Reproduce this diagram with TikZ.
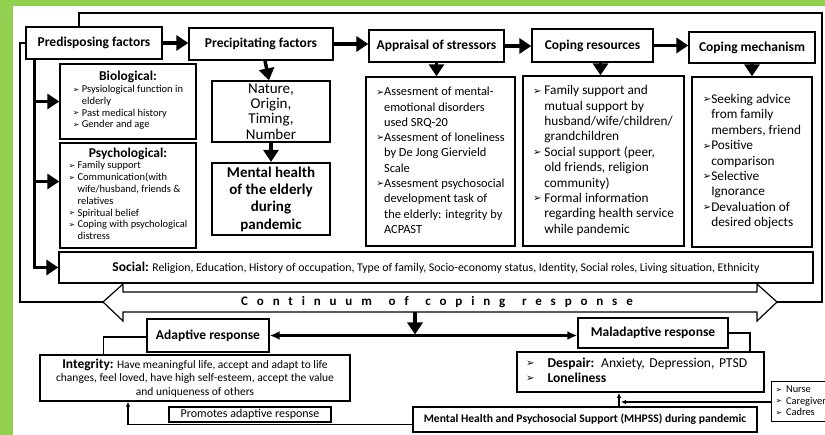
\documentclass[tikz,border=0pt]{standalone}
\usepackage{fontspec}
\setmainfont{Carlito}
\newfontfamily\symfont{DejaVu Sans}
\newfontfamily\spacedfont[LetterSpace=68, Ligatures=NoCommon]{Carlito}
\usepackage{graphicx}
\usetikzlibrary{arrows.meta}
\definecolor{leafgreen}{HTML}{92D050}
\newcommand{\bl}{\raisebox{0.05em}{\symfont\scalebox{0.75}{➢}}}
\newcommand{\fs}[2]{\fontsize{#1}{#2}\selectfont}

\tikzset{
  box/.style={draw, line width=1.3pt, inner sep=2pt},
  headbox/.style={box, font=\bfseries\fs{13.5}{16}},
  listbox/.style={box, align=center},
  bigarrow/.style={line width=3.5pt, -{Triangle[length=12pt,width=15pt]}},
  frameline/.style={line width=1.2pt},
  thinarrow/.style={line width=1.2pt, -{Latex[length=5pt,width=4.5pt]}},
}

\begin{document}
\begin{tikzpicture}[x=1pt,y=-1pt]
\useasboundingbox (0,0) rectangle (825,435);
\fill[leafgreen] (0,0) rectangle (825,435);
\fill[white] (13,6) rectangle (825,435);

% top row
\node[headbox, minimum width=136pt, minimum height=32pt] (pred) at (94,43) {Predisposing factors};
\node[headbox, minimum width=144pt, minimum height=32pt] (prec) at (261,44) {Precipitating factors};
\node[headbox, minimum width=135pt, minimum height=32pt] (appr) at (436.5,46) {Appraisal of stressors};
\node[headbox, minimum width=121pt, minimum height=33pt] (cres) at (592.5,45.5) {Coping resources};
\node[headbox, minimum width=126pt, minimum height=31pt] (cmech) at (752,47.5) {Coping mechanism};

% predisposing factors
\node[listbox, minimum width=136pt, minimum height=75pt, font=\fs{10.5}{11.8}] (bio) at (128,101.5)
  {{\bfseries\fs{13.5}{15}Biological:}\\
   \begin{tabular}{@{}l@{\ }l@{}}
   \bl & Psysiological function in\\
       & elderly\\
   \bl & Past medical history\\
   \bl & Gender and age
   \end{tabular}};
\node[listbox, minimum width=136pt, minimum height=105pt, font=\fs{10.5}{11.8}] (psy) at (128,195.5)
  {{\bfseries\fs{13.5}{15}Psychological:}\\
   \begin{tabular}{@{}l@{\ }l@{}}
   \bl & Family support\\
   \bl & Communication(with\\
       & wife/husband, friends \&\\
       & relatives\\
   \bl & Spiritual belief\\
   \bl & Coping with psychological\\
       & distress
   \end{tabular}};
\node[box, minimum width=754pt, minimum height=31pt, font=\fs{11.8}{13}] (soc) at (436,267.5)
  {{\bfseries\fs{13.5}{15}Social:} Religion, Education, History of occupation, Type of family, Socio-economy status, Identity, Social roles, Living situation, Ethnicity};

% precipitating factors
\node[box, inner sep=0pt, minimum width=118pt, minimum height=61pt, align=center, font=\fs{15}{15.3}] (nat) at (271,111.5)
  {Nature,\\Origin,\\Timing,\\Number};
\node[box, line width=2.2pt, inner sep=0pt, minimum width=118pt, minimum height=72pt, align=center, font=\bfseries\fs{15}{17.3}] (mh) at (271,199)
  {Mental health\\of the elderly\\during\\pandemic};

% appraisal, resources, mechanism
\node[listbox, minimum width=149pt, minimum height=169pt, font=\fs{12.4}{15.3}] (apprl) at (440.5,161.5)
  {\begin{tabular}{@{}l@{}l@{}}
   \bl & Assesment of mental-\\
       & emotional disorders\\
       & used SRQ-20\\
   \bl & Assesment of loneliness\\
       & by De Jong Giervield\\
       & Scale\\
   \bl & Assesment psychosocial\\
       & development task of\\
       & the elderly: integrity by\\
       & ACPAST
   \end{tabular}};
\node[listbox, minimum width=161pt, minimum height=170pt, font=\fs{13.3}{15.4}] (cresl) at (603.5,161)
  {\begin{tabular}{@{}l@{\hspace{3pt}}l@{}}
   \bl & Family support and\\
       & mutual support by\\
       & husband/wife/children/\\
       & grandchildren\\
   \bl & Social support (peer,\\
       & old friends, religion\\
       & community)\\
   \bl & Formal information\\
       & regarding health service\\
       & while pandemic
   \end{tabular}};
\node[listbox, minimum width=120pt, minimum height=170pt, font=\fs{13.3}{15.4}] (cmechl) at (752,162)
  {\begin{tabular}{@{}l@{}l@{}}
   \bl & Seeking advice\\
       & from family\\
       & members, friend\\
   \bl & Positive\\
       & comparison\\
   \bl & Selective\\
       & Ignorance\\
   \bl & Devaluation of\\
       & desired objects
   \end{tabular}};

% continuum of coping response
\coordinate (ltip) at (103,302);
\coordinate (rtip) at (777,302);
\draw[frameline, fill=white] (ltip) -- (123,284) -- (123,292) -- (757,292) -- (757,284) -- (rtip)
  -- (757,321) -- (757,312) -- (123,312) -- (123,321) -- cycle;
\node[font=\spacedfont\bfseries\fs{13}{15}] (cont) at (437,302) {Continuum\hspace{5pt} of\hspace{5pt} coping\hspace{5pt} response};

% responses
\node[headbox, minimum width=122pt, minimum height=33pt] (adap) at (208,335.5) {Adaptive response};
\node[headbox, minimum width=150pt, minimum height=30pt] (malad) at (653,333) {Maladaptive response};
\node[box, minimum width=310pt, minimum height=46pt, align=center, font=\fs{11.5}{13.3}] (integ) at (195,378)
  {{\bfseries\fs{13.5}{13.3}Integrity:} Have meaningful life, accept and adapt to life\\
   changes, feel loved, have high self-esteem, accept the value\\
   and uniqueness of others};
\node[box, line width=1.8pt, minimum width=247pt, minimum height=40pt, text width=229pt, inner xsep=9pt, align=left, font=\fs{13.6}{15}] (desp) at (640.5,372)
  {\begin{tabular}{@{}l@{\hspace{13pt}}l@{}}
   \bl & \textbf{Despair:} Anxiety, Depression, PTSD\\
   \bl & \textbf{Loneliness}
   \end{tabular}};
\node[box, minimum width=344pt, minimum height=25pt, font=\bfseries\fs{11.6}{13}] (mhpss) at (585,419.5)
  {Mental Health and Psychosocial Support (MHPSS) during pandemic};
\node[box, inner sep=0pt, minimum width=162pt, minimum height=15pt, font=\fs{12}{13}] (prom) at (250,414.5)
  {Promotes adaptive response};
\node[box, line width=1pt, minimum width=69pt, minimum height=40pt, text width=60pt, inner xsep=4.5pt, align=left, font=\fs{10.4}{11.3}] (staff) at (805.5,402)
  {\begin{tabular}{@{}l@{\hspace{4pt}}l@{}}
   \bl & Nurse\\
   \bl & Caregiver\\
   \bl & Cadres
   \end{tabular}};

% frame lines
\draw[frameline] ([xshift=-15pt]pred.north) |- (822,13) |- (rtip);
\draw[frameline] (pred.west) -| (20,302) -- (ltip);

% top row arrows
\draw[bigarrow] (pred.east) -- (prec.west |- pred.east);
\draw[bigarrow] (prec.east) -- (appr.west |- prec.east);
\draw[bigarrow] (appr.east) -- (cres.west |- appr.east);
\draw[bigarrow] (cres.east) -- (cmech.west |- cres.east);
\draw[bigarrow] ([xshift=4pt]prec.south) -- ([xshift=-2pt]nat.north);
\draw[bigarrow] (nat.south) -- (mh.north);
\draw[bigarrow] (appr.south) -- (appr.south |- apprl.north);
\draw[bigarrow] ([xshift=-3pt]cresl.north |- cres.south) -- ([xshift=-3pt]cresl.north);
\draw[bigarrow] (cmech.south) -- (cmech.south |- cmechl.north);

% predisposing trunk
\coordinate (trunk) at ([xshift=9pt]pred.south west);
\coordinate (psyin) at ([yshift=14pt]psy.west);
\draw[bigarrow] (trunk) |- (soc.west);
\draw[bigarrow] (trunk |- bio.west) -- (bio.west);
\draw[bigarrow] (trunk |- psyin) -- (psyin);

% responses
\coordinate (cbot) at (415,312);
\draw[bigarrow] (cbot) -- ([yshift=1pt]cbot |- adap.east);
\draw[line width=2.6pt, {Latex[length=10pt,width=9pt]}-{Latex[length=10pt,width=9pt]}] (adap.east) -- (adap.east -| malad.west);
\draw[frameline] ([yshift=-1.5pt]adap.west) -| ([xshift=64pt]integ.north west);
\draw[frameline] (malad.east) -| ([xshift=-15pt]desp.north east);

% support
\coordinate (mup) at ([xshift=34pt]mhpss.north);
\draw[thinarrow] (mup) -- (mup |- desp.south);
\draw[thinarrow] (staff.west) -- ([xshift=2pt]mup |- staff.west);
\draw[thinarrow] ([yshift=-5pt]mhpss.west) -| ([xshift=-67pt]integ.south);
\end{tikzpicture}
\end{document}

YOUR INSTRUCTIONS:
Transcribe exactly, with no pictures, the lines running from the first line of the material through the line holding "minimum width=126pt, minimum".

IN RESPONSE:
Reproduce this diagram with TikZ.
\documentclass[tikz,border=0pt]{standalone}
\usepackage{fontspec}
\setmainfont{Carlito}
\newfontfamily\symfont{DejaVu Sans}
\newfontfamily\spacedfont[LetterSpace=68, Ligatures=NoCommon]{Carlito}
\usepackage{graphicx}
\usetikzlibrary{arrows.meta}
\definecolor{leafgreen}{HTML}{92D050}
\newcommand{\bl}{\raisebox{0.05em}{\symfont\scalebox{0.75}{➢}}}
\newcommand{\fs}[2]{\fontsize{#1}{#2}\selectfont}

\tikzset{
  box/.style={draw, line width=1.3pt, inner sep=2pt},
  headbox/.style={box, font=\bfseries\fs{13.5}{16}},
  listbox/.style={box, align=center},
  bigarrow/.style={line width=3.5pt, -{Triangle[length=12pt,width=15pt]}},
  frameline/.style={line width=1.2pt},
  thinarrow/.style={line width=1.2pt, -{Latex[length=5pt,width=4.5pt]}},
}

\begin{document}
\begin{tikzpicture}[x=1pt,y=-1pt]
\useasboundingbox (0,0) rectangle (825,435);
\fill[leafgreen] (0,0) rectangle (825,435);
\fill[white] (13,6) rectangle (825,435);

% top row
\node[headbox, minimum width=136pt, minimum height=32pt] (pred) at (94,43) {Predisposing factors};
\node[headbox, minimum width=144pt, minimum height=32pt] (prec) at (261,44) {Precipitating factors};
\node[headbox, minimum width=135pt, minimum height=32pt] (appr) at (436.5,46) {Appraisal of stressors};
\node[headbox, minimum width=121pt, minimum height=33pt] (cres) at (592.5,45.5) {Coping resources};
\node[headbox, minimum width=126pt, minimum height=31pt] (cmech) at (752,47.5) {Coping mechanism};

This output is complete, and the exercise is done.